Types of Hearings
The Administrative Hearings program deals with two main types of fines: Administrative Citations and Special Assessments. Descriptions of both are listed below. See a description of the hearing process.
A citation is issued by a City official for violations of the Minneapolis Code of Ordinances and some Minnesota Rules and Statutes. It’s an administrative fine, issued instead of a criminal citation. Generally, a citation follows a notice of violation letter, but they can be issued immediately in certain cases. A citation is appealable by written objection up to twenty-five (25) days after the issue date. Please note that even when an appeal is filed or the citation is paid, the City is able to continue issuing additional citations until compliance is achieved.
There are several types of assessments:
- Citation Assessment - If a citation involving a violation at a specific property is not paid or either stayed or dismissed at a hearing, the City moves to collect the amount, plus ten (10) percent, by adding it to the property’s taxes.
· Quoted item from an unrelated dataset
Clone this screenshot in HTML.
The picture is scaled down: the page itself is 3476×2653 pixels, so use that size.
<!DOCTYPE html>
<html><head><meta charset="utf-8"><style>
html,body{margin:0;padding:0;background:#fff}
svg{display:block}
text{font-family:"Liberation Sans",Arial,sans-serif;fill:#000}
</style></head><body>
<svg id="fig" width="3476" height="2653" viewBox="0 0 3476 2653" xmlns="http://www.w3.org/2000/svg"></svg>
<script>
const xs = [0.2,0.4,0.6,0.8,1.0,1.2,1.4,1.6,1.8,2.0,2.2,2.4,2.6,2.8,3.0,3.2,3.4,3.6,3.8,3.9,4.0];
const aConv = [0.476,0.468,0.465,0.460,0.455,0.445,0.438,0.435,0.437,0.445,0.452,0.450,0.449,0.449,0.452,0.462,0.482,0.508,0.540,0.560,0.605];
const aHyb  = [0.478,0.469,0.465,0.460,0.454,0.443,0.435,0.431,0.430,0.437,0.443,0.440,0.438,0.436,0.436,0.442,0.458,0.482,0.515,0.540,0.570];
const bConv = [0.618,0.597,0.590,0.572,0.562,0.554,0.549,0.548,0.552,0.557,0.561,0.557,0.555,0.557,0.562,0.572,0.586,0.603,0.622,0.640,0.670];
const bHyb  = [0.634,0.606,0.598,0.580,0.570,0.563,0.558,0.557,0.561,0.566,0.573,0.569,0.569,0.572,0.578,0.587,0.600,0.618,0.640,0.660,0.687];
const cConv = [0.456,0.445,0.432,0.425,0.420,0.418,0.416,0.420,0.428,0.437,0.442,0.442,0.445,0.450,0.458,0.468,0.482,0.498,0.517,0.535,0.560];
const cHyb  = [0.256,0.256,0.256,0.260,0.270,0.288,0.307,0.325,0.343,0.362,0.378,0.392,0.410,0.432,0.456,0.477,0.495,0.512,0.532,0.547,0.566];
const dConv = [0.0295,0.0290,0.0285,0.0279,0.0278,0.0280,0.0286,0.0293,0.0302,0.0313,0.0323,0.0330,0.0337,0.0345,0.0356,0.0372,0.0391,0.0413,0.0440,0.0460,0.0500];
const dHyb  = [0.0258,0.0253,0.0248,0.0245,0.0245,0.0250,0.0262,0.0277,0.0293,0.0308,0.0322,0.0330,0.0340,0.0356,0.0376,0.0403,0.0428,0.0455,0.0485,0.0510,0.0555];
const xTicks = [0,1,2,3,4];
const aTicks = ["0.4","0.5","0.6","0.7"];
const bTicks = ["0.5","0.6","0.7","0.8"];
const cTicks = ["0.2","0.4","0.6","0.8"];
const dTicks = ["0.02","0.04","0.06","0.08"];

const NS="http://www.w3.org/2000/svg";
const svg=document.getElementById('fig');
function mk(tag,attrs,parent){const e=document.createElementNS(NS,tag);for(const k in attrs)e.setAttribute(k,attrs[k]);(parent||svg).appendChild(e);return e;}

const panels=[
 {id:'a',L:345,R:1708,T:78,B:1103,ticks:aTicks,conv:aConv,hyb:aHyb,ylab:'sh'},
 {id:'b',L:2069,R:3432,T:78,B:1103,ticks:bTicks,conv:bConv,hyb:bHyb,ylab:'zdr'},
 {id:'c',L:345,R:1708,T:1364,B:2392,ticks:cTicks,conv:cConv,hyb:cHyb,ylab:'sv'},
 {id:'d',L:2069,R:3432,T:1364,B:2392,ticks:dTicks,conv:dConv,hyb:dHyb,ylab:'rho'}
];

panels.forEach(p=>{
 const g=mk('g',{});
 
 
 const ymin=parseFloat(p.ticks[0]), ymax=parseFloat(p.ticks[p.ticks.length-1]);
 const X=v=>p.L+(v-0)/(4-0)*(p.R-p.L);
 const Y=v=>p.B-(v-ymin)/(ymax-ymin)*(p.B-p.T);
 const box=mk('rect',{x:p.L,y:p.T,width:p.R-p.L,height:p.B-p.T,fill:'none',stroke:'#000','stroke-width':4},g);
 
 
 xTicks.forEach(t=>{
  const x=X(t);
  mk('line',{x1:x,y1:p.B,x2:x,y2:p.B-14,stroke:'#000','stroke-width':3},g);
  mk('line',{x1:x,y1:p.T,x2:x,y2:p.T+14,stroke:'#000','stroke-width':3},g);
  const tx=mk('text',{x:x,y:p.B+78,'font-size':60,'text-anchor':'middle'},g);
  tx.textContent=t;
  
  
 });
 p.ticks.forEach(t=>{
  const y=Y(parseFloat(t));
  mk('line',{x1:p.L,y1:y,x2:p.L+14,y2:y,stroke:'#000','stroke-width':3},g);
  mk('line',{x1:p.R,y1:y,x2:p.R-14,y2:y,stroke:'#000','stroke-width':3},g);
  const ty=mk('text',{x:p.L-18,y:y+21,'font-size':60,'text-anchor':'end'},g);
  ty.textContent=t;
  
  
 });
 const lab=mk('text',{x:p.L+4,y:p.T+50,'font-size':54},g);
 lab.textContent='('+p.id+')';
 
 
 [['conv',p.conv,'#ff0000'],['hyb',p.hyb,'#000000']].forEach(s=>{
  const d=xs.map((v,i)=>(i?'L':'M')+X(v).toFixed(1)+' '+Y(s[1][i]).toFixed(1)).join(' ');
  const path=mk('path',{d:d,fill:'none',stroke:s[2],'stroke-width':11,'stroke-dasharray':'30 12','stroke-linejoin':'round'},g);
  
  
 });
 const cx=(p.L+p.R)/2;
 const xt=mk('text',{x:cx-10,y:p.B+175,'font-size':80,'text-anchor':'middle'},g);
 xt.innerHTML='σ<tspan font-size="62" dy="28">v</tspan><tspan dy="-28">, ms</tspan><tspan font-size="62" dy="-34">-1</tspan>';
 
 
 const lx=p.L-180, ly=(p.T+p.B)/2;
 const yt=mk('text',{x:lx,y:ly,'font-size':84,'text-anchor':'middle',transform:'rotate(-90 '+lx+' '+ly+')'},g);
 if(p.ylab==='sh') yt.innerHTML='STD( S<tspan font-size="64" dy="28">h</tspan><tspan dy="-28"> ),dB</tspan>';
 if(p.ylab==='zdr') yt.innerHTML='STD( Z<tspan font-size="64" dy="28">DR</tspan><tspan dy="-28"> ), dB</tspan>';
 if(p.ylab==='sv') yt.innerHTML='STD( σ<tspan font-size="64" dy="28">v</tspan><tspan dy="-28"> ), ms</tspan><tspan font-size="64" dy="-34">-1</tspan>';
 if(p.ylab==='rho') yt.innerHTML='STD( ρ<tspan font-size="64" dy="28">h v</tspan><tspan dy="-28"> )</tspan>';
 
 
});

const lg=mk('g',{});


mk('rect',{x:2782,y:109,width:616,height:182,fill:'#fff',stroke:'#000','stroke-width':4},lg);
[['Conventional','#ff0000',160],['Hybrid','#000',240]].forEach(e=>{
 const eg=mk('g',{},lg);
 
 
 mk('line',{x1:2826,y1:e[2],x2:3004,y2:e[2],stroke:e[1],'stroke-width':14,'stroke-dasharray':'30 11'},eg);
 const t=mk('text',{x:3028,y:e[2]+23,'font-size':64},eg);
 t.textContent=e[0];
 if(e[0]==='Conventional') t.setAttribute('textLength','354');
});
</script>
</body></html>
Assessable citations include those issued by Housing Inspections Services, Fire Inspections Services, Zoning Enforcement, Construction Code Services, Environmental Management, and Public Works.
- Reinspection Fee - A reinspection fee is issued if a City official conducts a reinspection and finds that the violation still exists. The property taxpayer or rental property contact will receive a bill for the inspection. If it isn’t paid, the City moves to collect the amount, plus $50 for administrative expenses, by adding it to the property’s taxes.
- Nuisance Assessment - If a City official finds that conditions on a property constitute a public nuisance, they may issue a notice of violation requiring correction of the condition. Common nuisance issues include overgrown vegetation, hazardous trees, rubbish, and inoperable vehicles. If the order is not completed, the City may authorize a contractor to correct the condition. At properties where two (2) or more notice of violation letters have been issued in the past twelve (12) months, notice is no longer required. The City moves to collect the amount charged by the contractor, plus an administrative expense, by adding it to the property’s taxes.
- Boarded Buildings Assessment - If a structure is found to be vacant and open to trespass, or is deemed a safety hazard for other reasons, the City can have the structure boarded. The City moves to collect the cost of securing the structure by adding it to the property's taxes.
- Vacant Building Registration Fee - The annual Vacant Building Registration fee for residential and commercial properties is appealable at an assessment hearing. If a VBR fee is not prepaid or dismissed at a hearing, the amount is collected by adding it to the property's taxes. Learn more about VBR fees.
In all cases, the property taxpayer or rental property contact will receive a notice of intent to assess letter and, if they wish to appeal, must file a written objection no later than fifteen (15) days before the hearing date listed in the notice. A special assessment is also sometimes referred to as a levy.